• Work to do: Please transcribe the listing below in full and word for word, without its pictures.

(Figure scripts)
======
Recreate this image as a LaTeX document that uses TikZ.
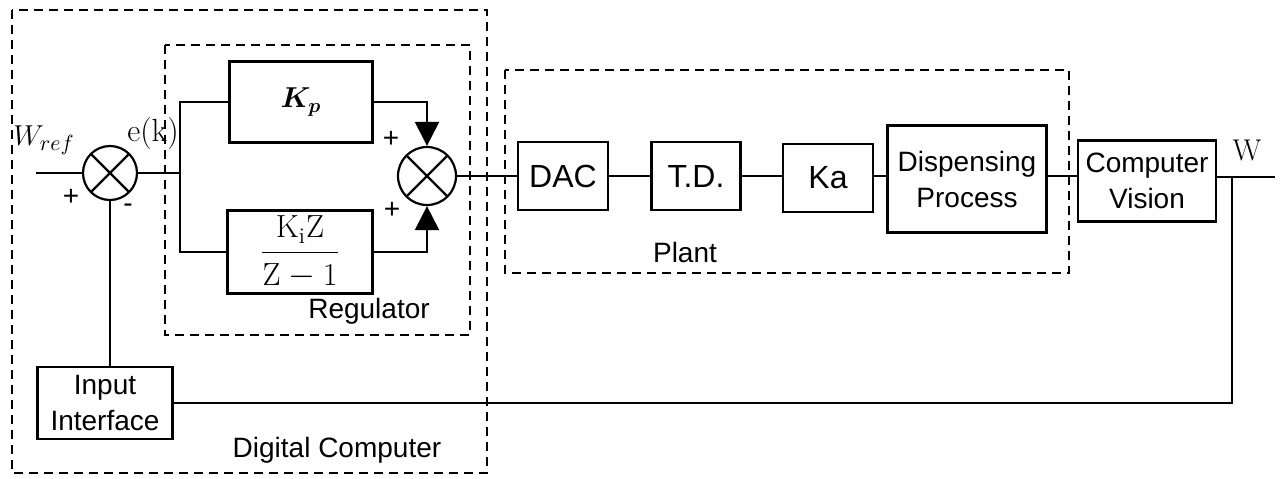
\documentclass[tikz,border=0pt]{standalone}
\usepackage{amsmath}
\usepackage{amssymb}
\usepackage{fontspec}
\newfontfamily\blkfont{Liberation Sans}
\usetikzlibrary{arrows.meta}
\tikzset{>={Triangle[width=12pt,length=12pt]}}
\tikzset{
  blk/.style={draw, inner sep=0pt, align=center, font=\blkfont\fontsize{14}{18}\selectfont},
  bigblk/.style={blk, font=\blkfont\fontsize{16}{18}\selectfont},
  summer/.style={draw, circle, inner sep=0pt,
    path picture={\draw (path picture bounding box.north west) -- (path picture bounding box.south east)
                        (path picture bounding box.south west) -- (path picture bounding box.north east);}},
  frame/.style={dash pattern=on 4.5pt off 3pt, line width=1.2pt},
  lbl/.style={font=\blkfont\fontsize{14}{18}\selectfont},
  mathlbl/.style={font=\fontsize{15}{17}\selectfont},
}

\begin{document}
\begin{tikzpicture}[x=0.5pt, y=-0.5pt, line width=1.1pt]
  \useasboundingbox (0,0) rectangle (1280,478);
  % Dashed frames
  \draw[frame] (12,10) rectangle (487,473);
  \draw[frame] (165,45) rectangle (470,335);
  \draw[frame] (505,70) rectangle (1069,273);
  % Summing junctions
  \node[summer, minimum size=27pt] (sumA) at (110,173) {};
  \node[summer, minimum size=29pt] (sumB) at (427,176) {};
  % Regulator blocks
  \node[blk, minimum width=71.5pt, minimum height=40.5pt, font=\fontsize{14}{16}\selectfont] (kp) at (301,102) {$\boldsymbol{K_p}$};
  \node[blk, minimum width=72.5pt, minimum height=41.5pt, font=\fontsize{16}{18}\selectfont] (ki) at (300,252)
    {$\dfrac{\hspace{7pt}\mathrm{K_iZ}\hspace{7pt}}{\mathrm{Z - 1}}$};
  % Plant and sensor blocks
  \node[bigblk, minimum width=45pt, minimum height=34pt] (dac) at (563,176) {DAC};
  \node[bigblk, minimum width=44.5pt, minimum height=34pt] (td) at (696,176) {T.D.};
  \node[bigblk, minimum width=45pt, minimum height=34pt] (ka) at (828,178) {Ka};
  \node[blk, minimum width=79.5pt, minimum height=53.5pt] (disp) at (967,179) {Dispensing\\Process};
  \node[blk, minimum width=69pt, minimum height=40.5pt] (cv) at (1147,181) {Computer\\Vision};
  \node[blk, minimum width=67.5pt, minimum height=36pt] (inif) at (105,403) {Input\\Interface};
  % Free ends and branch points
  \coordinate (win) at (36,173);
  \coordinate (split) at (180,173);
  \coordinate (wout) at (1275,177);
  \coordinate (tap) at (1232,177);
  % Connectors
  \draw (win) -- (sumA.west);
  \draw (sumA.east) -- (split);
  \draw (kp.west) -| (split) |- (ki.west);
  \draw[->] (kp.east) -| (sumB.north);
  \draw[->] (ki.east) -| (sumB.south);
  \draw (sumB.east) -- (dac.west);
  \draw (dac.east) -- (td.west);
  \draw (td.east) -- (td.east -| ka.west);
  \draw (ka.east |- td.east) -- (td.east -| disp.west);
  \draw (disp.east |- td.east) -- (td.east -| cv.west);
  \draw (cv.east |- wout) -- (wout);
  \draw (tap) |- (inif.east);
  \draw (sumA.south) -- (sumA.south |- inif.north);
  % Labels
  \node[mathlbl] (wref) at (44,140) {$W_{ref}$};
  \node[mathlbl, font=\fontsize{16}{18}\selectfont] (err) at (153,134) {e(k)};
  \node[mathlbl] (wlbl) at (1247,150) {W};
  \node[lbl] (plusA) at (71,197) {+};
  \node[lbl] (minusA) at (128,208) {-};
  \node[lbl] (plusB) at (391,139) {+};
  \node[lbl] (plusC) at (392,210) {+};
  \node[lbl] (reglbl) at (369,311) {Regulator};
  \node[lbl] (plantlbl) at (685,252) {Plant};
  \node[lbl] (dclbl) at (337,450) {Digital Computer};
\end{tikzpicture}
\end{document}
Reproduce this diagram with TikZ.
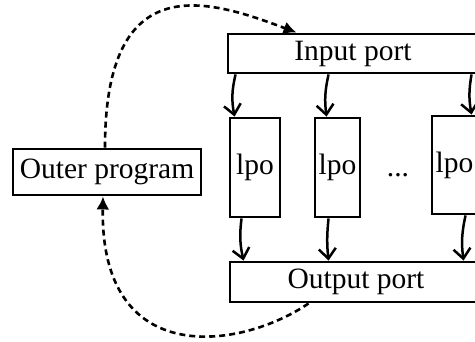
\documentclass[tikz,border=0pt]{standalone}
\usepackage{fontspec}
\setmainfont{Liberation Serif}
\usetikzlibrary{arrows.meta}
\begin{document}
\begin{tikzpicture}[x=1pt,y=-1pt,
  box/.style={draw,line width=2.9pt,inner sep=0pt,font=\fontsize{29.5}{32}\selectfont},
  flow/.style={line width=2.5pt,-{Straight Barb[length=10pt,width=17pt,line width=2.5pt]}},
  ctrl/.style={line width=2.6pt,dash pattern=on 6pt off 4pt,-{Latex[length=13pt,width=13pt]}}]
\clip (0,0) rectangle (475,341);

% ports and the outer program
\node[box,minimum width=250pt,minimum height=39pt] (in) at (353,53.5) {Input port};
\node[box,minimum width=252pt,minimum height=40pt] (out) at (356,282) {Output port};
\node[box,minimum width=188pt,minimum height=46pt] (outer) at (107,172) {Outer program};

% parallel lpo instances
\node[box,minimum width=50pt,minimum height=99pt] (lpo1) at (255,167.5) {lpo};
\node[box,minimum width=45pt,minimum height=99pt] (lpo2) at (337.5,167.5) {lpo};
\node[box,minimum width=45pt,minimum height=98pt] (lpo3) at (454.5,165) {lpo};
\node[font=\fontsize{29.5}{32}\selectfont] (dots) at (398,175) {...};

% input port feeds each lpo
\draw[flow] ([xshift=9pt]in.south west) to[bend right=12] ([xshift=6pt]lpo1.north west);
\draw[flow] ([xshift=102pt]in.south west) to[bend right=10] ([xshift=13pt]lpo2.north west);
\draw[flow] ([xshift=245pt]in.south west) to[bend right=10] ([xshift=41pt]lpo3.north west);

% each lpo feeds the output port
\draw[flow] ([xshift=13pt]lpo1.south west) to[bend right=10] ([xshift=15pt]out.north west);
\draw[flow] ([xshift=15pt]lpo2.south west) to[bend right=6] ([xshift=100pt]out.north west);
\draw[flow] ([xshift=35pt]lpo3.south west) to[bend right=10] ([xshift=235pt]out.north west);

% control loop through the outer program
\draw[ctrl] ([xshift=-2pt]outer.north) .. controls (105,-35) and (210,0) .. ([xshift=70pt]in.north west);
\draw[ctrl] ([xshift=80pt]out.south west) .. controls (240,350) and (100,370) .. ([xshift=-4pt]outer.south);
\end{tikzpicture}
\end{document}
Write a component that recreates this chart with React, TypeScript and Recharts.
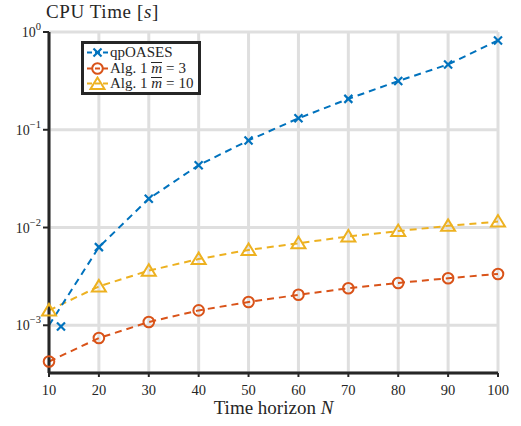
======
• Full solution:
Recreate this image as a LaTeX document that uses TikZ.
\documentclass[tikz,border=0pt]{standalone}
\usepackage{amsmath}
\usepackage{amssymb}
\usepackage{fontspec}
\newfontfamily\blkfont{Liberation Sans}
\usetikzlibrary{arrows.meta}
\tikzset{>={Triangle[width=12pt,length=12pt]}}
\tikzset{
  blk/.style={draw, inner sep=0pt, align=center, font=\blkfont\fontsize{14}{18}\selectfont},
  bigblk/.style={blk, font=\blkfont\fontsize{16}{18}\selectfont},
  summer/.style={draw, circle, inner sep=0pt,
    path picture={\draw (path picture bounding box.north west) -- (path picture bounding box.south east)
                        (path picture bounding box.south west) -- (path picture bounding box.north east);}},
  frame/.style={dash pattern=on 4.5pt off 3pt, line width=1.2pt},
  lbl/.style={font=\blkfont\fontsize{14}{18}\selectfont},
  mathlbl/.style={font=\fontsize{15}{17}\selectfont},
}

\begin{document}
\begin{tikzpicture}[x=0.5pt, y=-0.5pt, line width=1.1pt]
  \useasboundingbox (0,0) rectangle (1280,478);
  % Dashed frames
  \draw[frame] (12,10) rectangle (487,473);
  \draw[frame] (165,45) rectangle (470,335);
  \draw[frame] (505,70) rectangle (1069,273);
  % Summing junctions
  \node[summer, minimum size=27pt] (sumA) at (110,173) {};
  \node[summer, minimum size=29pt] (sumB) at (427,176) {};
  % Regulator blocks
  \node[blk, minimum width=71.5pt, minimum height=40.5pt, font=\fontsize{14}{16}\selectfont] (kp) at (301,102) {$\boldsymbol{K_p}$};
  \node[blk, minimum width=72.5pt, minimum height=41.5pt, font=\fontsize{16}{18}\selectfont] (ki) at (300,252)
    {$\dfrac{\hspace{7pt}\mathrm{K_iZ}\hspace{7pt}}{\mathrm{Z - 1}}$};
  % Plant and sensor blocks
  \node[bigblk, minimum width=45pt, minimum height=34pt] (dac) at (563,176) {DAC};
  \node[bigblk, minimum width=44.5pt, minimum height=34pt] (td) at (696,176) {T.D.};
  \node[bigblk, minimum width=45pt, minimum height=34pt] (ka) at (828,178) {Ka};
  \node[blk, minimum width=79.5pt, minimum height=53.5pt] (disp) at (967,179) {Dispensing\\Process};
  \node[blk, minimum width=69pt, minimum height=40.5pt] (cv) at (1147,181) {Computer\\Vision};
  \node[blk, minimum width=67.5pt, minimum height=36pt] (inif) at (105,403) {Input\\Interface};
  % Free ends and branch points
  \coordinate (win) at (36,173);
  \coordinate (split) at (180,173);
  \coordinate (wout) at (1275,177);
  \coordinate (tap) at (1232,177);
  % Connectors
  \draw (win) -- (sumA.west);
  \draw (sumA.east) -- (split);
  \draw (kp.west) -| (split) |- (ki.west);
  \draw[->] (kp.east) -| (sumB.north);
  \draw[->] (ki.east) -| (sumB.south);
  \draw (sumB.east) -- (dac.west);
  \draw (dac.east) -- (td.west);
  \draw (td.east) -- (td.east -| ka.west);
  \draw (ka.east |- td.east) -- (td.east -| disp.west);
  \draw (disp.east |- td.east) -- (td.east -| cv.west);
  \draw (cv.east |- wout) -- (wout);
  \draw (tap) |- (inif.east);
  \draw (sumA.south) -- (sumA.south |- inif.north);
  % Labels
  \node[mathlbl] (wref) at (44,140) {$W_{ref}$};
  \node[mathlbl, font=\fontsize{16}{18}\selectfont] (err) at (153,134) {e(k)};
  \node[mathlbl] (wlbl) at (1247,150) {W};
  \node[lbl] (plusA) at (71,197) {+};
  \node[lbl] (minusA) at (128,208) {-};
  \node[lbl] (plusB) at (391,139) {+};
  \node[lbl] (plusC) at (392,210) {+};
  \node[lbl] (reglbl) at (369,311) {Regulator};
  \node[lbl] (plantlbl) at (685,252) {Plant};
  \node[lbl] (dclbl) at (337,450) {Digital Computer};
\end{tikzpicture}
\end{document}
Reproduce this diagram with TikZ.
\documentclass[tikz,border=0pt]{standalone}
\usepackage{fontspec}
\setmainfont{Liberation Serif}
\usetikzlibrary{arrows.meta}
\begin{document}
\begin{tikzpicture}[x=1pt,y=-1pt,
  box/.style={draw,line width=2.9pt,inner sep=0pt,font=\fontsize{29.5}{32}\selectfont},
  flow/.style={line width=2.5pt,-{Straight Barb[length=10pt,width=17pt,line width=2.5pt]}},
  ctrl/.style={line width=2.6pt,dash pattern=on 6pt off 4pt,-{Latex[length=13pt,width=13pt]}}]
\clip (0,0) rectangle (475,341);

% ports and the outer program
\node[box,minimum width=250pt,minimum height=39pt] (in) at (353,53.5) {Input port};
\node[box,minimum width=252pt,minimum height=40pt] (out) at (356,282) {Output port};
\node[box,minimum width=188pt,minimum height=46pt] (outer) at (107,172) {Outer program};

% parallel lpo instances
\node[box,minimum width=50pt,minimum height=99pt] (lpo1) at (255,167.5) {lpo};
\node[box,minimum width=45pt,minimum height=99pt] (lpo2) at (337.5,167.5) {lpo};
\node[box,minimum width=45pt,minimum height=98pt] (lpo3) at (454.5,165) {lpo};
\node[font=\fontsize{29.5}{32}\selectfont] (dots) at (398,175) {...};

% input port feeds each lpo
\draw[flow] ([xshift=9pt]in.south west) to[bend right=12] ([xshift=6pt]lpo1.north west);
\draw[flow] ([xshift=102pt]in.south west) to[bend right=10] ([xshift=13pt]lpo2.north west);
\draw[flow] ([xshift=245pt]in.south west) to[bend right=10] ([xshift=41pt]lpo3.north west);

% each lpo feeds the output port
\draw[flow] ([xshift=13pt]lpo1.south west) to[bend right=10] ([xshift=15pt]out.north west);
\draw[flow] ([xshift=15pt]lpo2.south west) to[bend right=6] ([xshift=100pt]out.north west);
\draw[flow] ([xshift=35pt]lpo3.south west) to[bend right=10] ([xshift=235pt]out.north west);

% control loop through the outer program
\draw[ctrl] ([xshift=-2pt]outer.north) .. controls (105,-35) and (210,0) .. ([xshift=70pt]in.north west);
\draw[ctrl] ([xshift=80pt]out.south west) .. controls (240,350) and (100,370) .. ([xshift=-4pt]outer.south);
\end{tikzpicture}
\end{document}
Write a component that recreates this chart with React, TypeScript and Recharts.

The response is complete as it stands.